De Conferentie van Helsinki was een unieke ervaring. Nobelprijswinnaar Alexander Solsjenitsyn had erover verklaard dat het Westen er de Derde Wereldoorlog al had verloren en noemde zulke ontspanningspolitiek een uitverkoop aan de machtsbeluste Sovjet-Unie. Op dat punt vergiste hij zich.

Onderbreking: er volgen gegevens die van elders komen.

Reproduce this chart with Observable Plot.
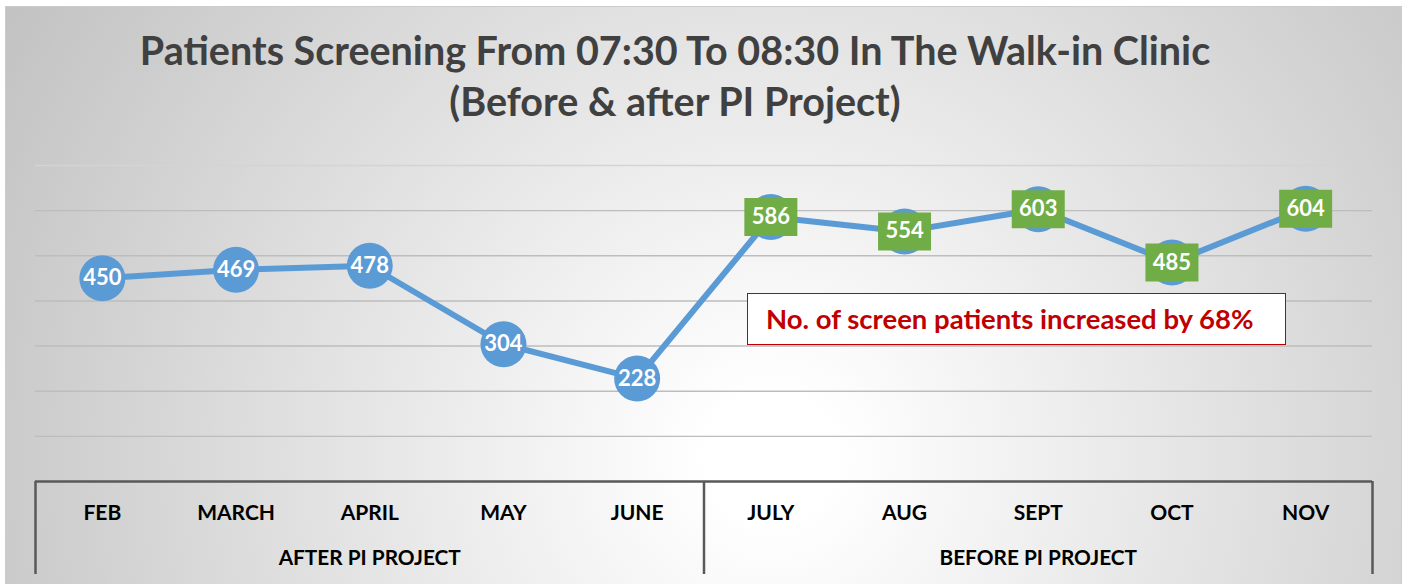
<!DOCTYPE html>
<html><head><meta charset="utf-8">
<script src="https://cdn.jsdelivr.net/npm/d3@7"></script>
<script src="https://cdn.jsdelivr.net/npm/@observablehq/plot@0.6"></script>
<style>
body{margin:0;background:#fff;}
#wrap{position:relative;width:1407px;height:584px;overflow:hidden;font-family:Lato,sans-serif;}
#bg{position:absolute;left:5px;top:6px;width:1395px;height:640px;border:1px solid #cccccc;
  background:radial-gradient(circle farthest-corner at 765px 450px,#ffffff 0%,#ffffff 7%,#c2c2c2 100%);}
#title{position:absolute;left:0;width:1350px;top:24px;text-align:center;font-weight:700;color:#404040;font-size:39.5px;line-height:51px;}
#chart{position:absolute;left:0;top:0;}
#chart svg{background:transparent !important;}
#note{position:absolute;left:747px;top:293px;width:539px;height:52px;box-sizing:border-box;border:1.5px solid #c00000;background:#fff;color:#c00000;font-weight:700;font-size:27.5px;padding-left:18px;line-height:49px;white-space:nowrap;}
</style></head>
<body>
<div id="wrap">
  <div id="bg"></div>
  <div id="chart"></div>
  <div id="title">Patients Screening From 07:30 To 08:30 In The Walk-in Clinic<br>(Before &amp; after PI Project)</div>
  <div id="note">No. of screen patients increased by 68%</div>
</div>
<script>
const months = ["FEB","MARCH","APRIL","MAY","JUNE","JULY","AUG","SEPT","OCT","NOV"];
const patients = [450,469,478,304,228,586,554,603,485,604];
const groups = ["AFTER PI PROJECT","BEFORE PI PROJECT"];
const groupSizes = [5,5];
const yTicks = [100,200,300,400,500,600,700];
const yMax = 700;

// derived tables
let start = 0;
const groupInfo = groups.map((g, k) => {
  const s = start; start += groupSizes[k];
  return {name: g, first: s, last: start - 1};
});
const data = months.map((m, i) => ({
  i, month: m, value: patients[i],
  group: groupInfo.findIndex(g => i >= g.first && i <= g.last)
}));
const boundaries = [groupInfo[0].first - 0.5, ...groupInfo.map(g => g.last + 0.5)];
const groupCenters = groupInfo.map(g => (g.first + g.last) / 2);

const boxSymbol = {draw(ctx) { ctx.rect(-26.5, -19, 53, 38); }};

const chart = Plot.plot({
  width: 1407, height: 584,
  marginTop: 165, marginBottom: 103, marginLeft: 35, marginRight: 35,
  x: {domain: [-0.5, months.length - 0.5], label: null},
  y: {domain: [0, yMax], axis: null, label: null},
  style: {background: "transparent", fontFamily: "Lato, sans-serif", overflow: "visible"},
  marks: [
    Plot.ruleY(yTicks, {stroke: d => d === yMax ? "#d4d4d4" : "#bdbdbd", strokeWidth: 1.4}),
    Plot.ruleY([0], {stroke: "#595959", strokeWidth: 2.5}),
    Plot.axisX({ticks: boundaries, tickSize: 93, tickFormat: () => "", label: null, color: "#595959", strokeWidth: 2.5}),
    Plot.axisX({ticks: months.map((_, i) => i), tickSize: 0, tickPadding: 24, tickFormat: i => months[i], label: null,
      fontSize: 21, fontWeight: "bold", color: "#000"}),
    Plot.axisX({ticks: groupCenters, tickSize: 0, tickPadding: 69, tickFormat: d => groups[groupCenters.indexOf(d)], label: null,
      fontSize: 20.8, fontWeight: "bold", color: "#000"}),
    Plot.line(data, {x: "i", y: "value", stroke: "#5b9bd5", strokeWidth: 6}),
    Plot.dot(data, {x: "i", y: "value", r: 23, fill: "#5b9bd5"}),
    Plot.dot(data.filter(d => d.group === 1), {x: "i", y: "value", r: 23, symbol: boxSymbol, fill: "#70ad47"}),
    Plot.text(data, {x: "i", y: "value", text: d => String(d.value), fill: "#ffffff", fontSize: 22, fontWeight: "bold"})
  ]
});
document.getElementById("chart").appendChild(chart);
</script>
</body></html>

Door de mislukking, na de Tweede Wereldoorlog, van de aanvankelijk geplande vredesconferentie, waren de relaties tussen de vroegere bondgenoten aanzienlijk verslechterd. Waar ze macht had, dat betekende waar haar troepen aanwezig waren en waar communistische partijen als handlangers optraden, restte het Westen alleen maar de hoop op betere tijden. Het steunde de Duitse Bondsrepubliek in haar verlangen naar een hereniging met de DDR, maar zette haar ook aan te wachten met ieder optreden dat tot een gewapend conflict zou kunnen leiden. Anderzijds greep de Sovjet-Unie iedere gelegenheid aan om in Europa de grenzen die de facto waren gevormd bij het beëindigen van de vijandelijkheden in 1945 internationaal als landsgrenzen te doen erkennen.
Op de Viermogendhedenconferentie van Berlijn in 1954, had de sovjetminister van Buitenlandse Zaken voorgesteld een veiligheidspact voor Europa goed te keuren. Het kwam erop neer de bestaande toestand, met de machtsuitbreiding van de Sovjet-Unie, tot officiële grens te verklaren. Dit was in strijd met de beginselen die aan de grondslag van de westerse oorlogvoering hadden gelegen. De Sovjets lieten niet na met hun thesis uit te pakken telkens als zij in de evolutie van de wereldpolitiek een voor hen gunstige wending zagen.
Met de Ostpolitik van de regering-Brandt in de Bondsrepubliek was, althans voor Berlijn, een toegeving verkregen: het statuut van deze stad werd bevestigd evenals een matiging in het optreden ten opzichte van de contacten tussen de twee sectoren van deze stad, en tussen de twee Duitslanden. Dit betekende echter nog geen Europees Pact en hoezeer daarop ook werd aangedrongen, waren de voorwaarden om tot een vergelijk te komen nog lang niet vervuld. Besprekingen werden georganiseerd in Genève en het zou twee jaar en acht maanden duren vooraleer, aan de rand van een mislukking, nog een tekst kon worden aanvaard. Het document had echter niet de waarde van een verdrag, eigenlijk ging het eerder om goede intenties. Het kreeg de naam Slotakte. Drie ‘Korven’ vol met goede voornemens zouden in het pact worden opgenomen. Daarmee zouden voortaan de betrekkingen worden geregeld - wat moest toelaten wapengeweld uit te sluiten.